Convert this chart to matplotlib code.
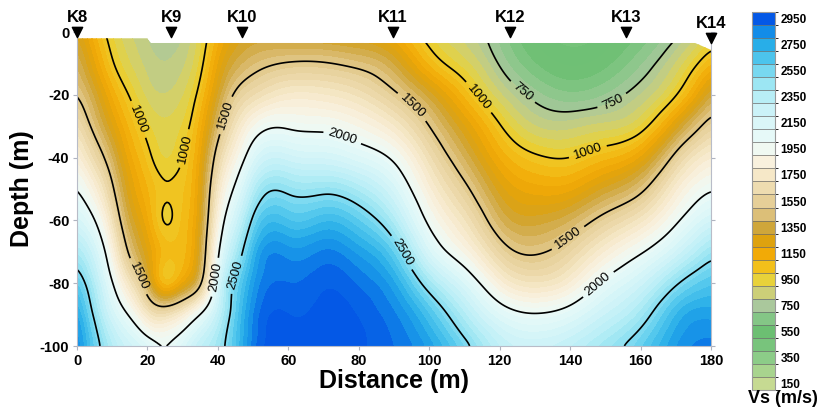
import numpy as np
import matplotlib
matplotlib.use("Agg")
import matplotlib.pyplot as plt
import matplotlib.tri as mtri
from matplotlib.colors import ListedColormap, BoundaryNorm, LinearSegmentedColormap, Normalize
from matplotlib.patches import Polygon
from matplotlib.cm import ScalarMappable

plt.rcParams["font.family"] = ["Liberation Sans", "DejaVu Sans"]
plt.rcParams["axes.unicode_minus"] = False

# grid (distance in m, depth in m)
dist = [0, 5, 10, 15, 20, 25, 30, 35, 40, 45, 50, 60, 70, 80, 90, 100, 110, 120, 130, 140, 150, 160, 170, 180]
depth = [0, -10, -20, -30, -40, -50, -60, -70, -80, -90, -100]

# Vs (m/s) per distance column, top to bottom
vs_columns = [
    [1300, 1400, 1510, 1670, 1840, 2010, 2180, 2400, 2620, 2780, 2860],  # 0
    [1100, 1200, 1330, 1450, 1620, 1820, 2010, 2200, 2350, 2470, 2580],  # 5
    [940, 1010, 1130, 1250, 1390, 1530, 1680, 1840, 2010, 2180, 2350],   # 10
    [850, 900, 990, 1080, 1160, 1240, 1330, 1460, 1700, 1980, 2220],     # 15
    [800, 830, 880, 960, 1030, 1100, 1160, 1250, 1380, 1720, 2120],      # 20
    [725, 800, 850, 910, 940, 1002, 975, 1060, 1045, 1650, 1990],        # 25
    [790, 835, 890, 950, 995, 1040, 1060, 1080, 1200, 1780, 2120],       # 30
    [900, 960, 1040, 1120, 1180, 1220, 1250, 1300, 1440, 2005, 2300],    # 35
    [1120, 1200, 1300, 1430, 1590, 1730, 1850, 1980, 2140, 2280, 2420],  # 40
    [1250, 1360, 1530, 1700, 1860, 2030, 2200, 2370, 2540, 2600, 2640],  # 45
    [1300, 1440, 1640, 1900, 2120, 2340, 2540, 2700, 2790, 2850, 2880],  # 50
    [1260, 1510, 1760, 1980, 2220, 2465, 2650, 2820, 2900, 2950, 2965],  # 60
    [1250, 1510, 1750, 1960, 2190, 2460, 2690, 2860, 2940, 2975, 2985],  # 70
    [1220, 1460, 1680, 1890, 2110, 2380, 2600, 2780, 2890, 2945, 2965],  # 80
    [1150, 1340, 1530, 1750, 1970, 2170, 2370, 2590, 2760, 2860, 2900],  # 90
    [930, 1080, 1320, 1500, 1660, 1810, 1960, 2150, 2420, 2650, 2780],   # 100
    [820, 920, 1080, 1250, 1390, 1540, 1700, 1880, 2140, 2360, 2550],    # 110
    [680, 740, 860, 1010, 1140, 1270, 1400, 1580, 1820, 2100, 2300],     # 120
    [520, 600, 720, 850, 1020, 1170, 1320, 1480, 1700, 2010, 2240],      # 130
    [470, 540, 660, 830, 1000, 1180, 1390, 1590, 1800, 2080, 2300],      # 140
    [500, 580, 700, 870, 1080, 1310, 1560, 1800, 2040, 2250, 2430],      # 150
    [600, 690, 800, 950, 1200, 1460, 1720, 1980, 2220, 2420, 2590],      # 160
    [720, 850, 990, 1260, 1550, 1780, 1970, 2200, 2480, 2700, 2800],     # 170
    [900, 1100, 1350, 1580, 1800, 1990, 2200, 2450, 2640, 2780, 2870],   # 180
]

# ground surface along the profile
surf_dist = [0, 19.9, 21, 175.5, 180, 180, 0]
surf_depth = [-2, -2, -3.5, -3.5, -5.7, -100, -100]

stations = ["K8", "K9", "K10", "K11", "K12", "K13", "K14"]
station_dist = [0, 26.7, 46.8, 89.7, 122.9, 156, 180]
station_depth = [0, 0, 0, 0, 0, 0, -2]

band_centers = np.arange(150, 3000, 100)
line_levels = [750, 1000, 1500, 2000, 2500]
label_pos = [(17, -28), (30, -37), (17, -78), (38.6, -78), (44.3, -77),
             (40.6, -26), (75.5, -33), (95, -24), (92.6, -70), (113.8, -21),
             (126.6, -19), (151.9, -22), (145, -38), (139, -65), (148.5, -81)]

colors = ['#c6da92', '#a8d48e', '#8ccc88', '#78c47c', '#6cbf72', '#84c686',
          '#aac89c', '#cccf78', '#e8d23a', '#f2c01a', '#f2aa06', '#dea20e',
          '#cfa63a', '#dcbf78', '#e6cf98', '#eedcb0', '#f6e8c8', '#f9f1de',
          '#f0f9f2', '#e6f9f8', '#daf6f8', '#cbf2f8', '#b8eef6', '#9ce6f3',
          '#78d8f0', '#4cc4ec', '#28aee8', '#128ce8', '#0458e6']

# discrete bar, smooth-ish fill
cmap_bar = ListedColormap(colors)
norm_bar = BoundaryNorm(np.arange(100, 3001, 100), cmap_bar.N)
pos = (band_centers - 150) / 2800
cmap_fill = LinearSegmentedColormap.from_list('vs', list(zip(pos, colors)))
norm_fill = Normalize(150, 2950)

fig = plt.figure(figsize=(8.18, 4.11), dpi=100)
ax = fig.add_axes([77/818, 65/411, 634/818, 314/411])

# cubic surface through the grid (both cell diagonals averaged), then a light blur
X, Y = np.meshgrid(dist, depth)
Z = np.array(vs_columns, dtype=float).T
nr, nc = X.shape
idx = np.arange(nr * nc).reshape(nr, nc)
a, b = idx[:-1, :-1].ravel(), idx[:-1, 1:].ravel()
c, d = idx[1:, :-1].ravel(), idx[1:, 1:].ravel()
xf = np.linspace(0, 180, 361)
yf = np.linspace(-100, 0, 201)
XF, YF = np.meshgrid(xf, yf)
ZF = np.zeros_like(XF)
for tris in ([np.column_stack([a, b, d]), np.column_stack([a, d, c])],
             [np.column_stack([a, b, c]), np.column_stack([b, d, c])]):
    tri = mtri.Triangulation(X.ravel(), Y.ravel(), np.vstack(tris))
    interp = mtri.CubicTriInterpolator(tri, Z.ravel(), kind='min_E')
    ZF += np.ma.filled(interp(XF, YF), np.nan) / 2


def blur(arr, sigma, axis):
    r = int(3 * sigma)
    k = np.exp(-0.5 * (np.arange(-r, r + 1) / sigma) ** 2)
    k /= k.sum()
    pad = [(0, 0), (0, 0)]
    pad[axis] = (r, r)
    p = np.pad(arr, pad, mode='edge')
    return np.apply_along_axis(lambda v: np.convolve(v, k, mode='valid'), axis, p)


ZF = blur(blur(ZF, 3.0, 1), 2.5, 0)
ZF = np.clip(ZF, 101, 2999)

clip = Polygon(np.column_stack([surf_dist, surf_depth]), closed=True,
               facecolor='none', edgecolor='none')
ax.add_patch(clip)

cf = ax.contourf(XF, YF, ZF, levels=np.arange(100, 3001, 50), cmap=cmap_fill, norm=norm_fill)
cl = ax.contour(XF, YF, ZF, levels=line_levels, colors='k', linewidths=1.2)
cf.set_clip_path(clip)
cl.set_clip_path(clip)
ax.clabel(cl, fmt='%d', fontsize=9.5, manual=label_pos, inline=True)

ax.scatter(station_dist, station_depth, marker='v', s=55, color='k', clip_on=False, zorder=5)
for name, x, y in zip(stations, station_dist, station_depth):
    ax.annotate(name, (x, y), xytext=(0, 5), textcoords='offset points',
                ha='center', va='bottom', fontsize=12, fontweight='bold',
                annotation_clip=False)

ax.set_xlim(0, 180)
ax.set_ylim(-100, 0)
ax.set_xticks(range(0, 181, 20))
ax.set_yticks(range(-100, 1, 20))
ax.tick_params(direction='out', length=3, color='#b0b4c0', labelsize=10.5, right=True, pad=2.5)
for lab in ax.get_xticklabels() + ax.get_yticklabels():
    lab.set_fontweight('bold')
for side in ['left', 'bottom', 'right']:
    ax.spines[side].set_color('#b8bcc8')
ax.spines['top'].set_visible(False)
ax.set_xlabel('Distance (m)', fontsize=18, fontweight='bold', labelpad=1)
ax.set_ylabel('Depth (m)', fontsize=18, fontweight='bold', labelpad=4)

cax = fig.add_axes([752/818, 21/411, 23/818, 378/411])
cb = fig.colorbar(ScalarMappable(norm=norm_bar, cmap=cmap_bar), cax=cax,
                  ticks=band_centers[::2], drawedges=True)
cb.dividers.set_color('#6a6a6a')
cb.dividers.set_linewidth(0.5)
cb.outline.set_edgecolor('#9a9a9a')
cb.ax.tick_params(length=0, labelsize=8.5, pad=4)
for lab in cb.ax.get_yticklabels():
    lab.set_fontweight('bold')
fig.text(783/818, 1 - 398/411, 'Vs (m/s)', ha='center', va='center',
         fontsize=13, fontweight='bold')

fig.savefig('out.png', dpi=100)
◆ ◆ ◆ ◆ ◆
> Given request:
Leave out any pictures, please, and quote only the lines from the top of the data through the line that contains "-80, -90, -100]".

> Solution to this exercise:
Convert this chart to matplotlib code.
import numpy as np
import matplotlib
matplotlib.use("Agg")
import matplotlib.pyplot as plt
import matplotlib.tri as mtri
from matplotlib.colors import ListedColormap, BoundaryNorm, LinearSegmentedColormap, Normalize
from matplotlib.patches import Polygon
from matplotlib.cm import ScalarMappable

plt.rcParams["font.family"] = ["Liberation Sans", "DejaVu Sans"]
plt.rcParams["axes.unicode_minus"] = False

# grid (distance in m, depth in m)
dist = [0, 5, 10, 15, 20, 25, 30, 35, 40, 45, 50, 60, 70, 80, 90, 100, 110, 120, 130, 140, 150, 160, 170, 180]
depth = [0, -10, -20, -30, -40, -50, -60, -70, -80, -90, -100]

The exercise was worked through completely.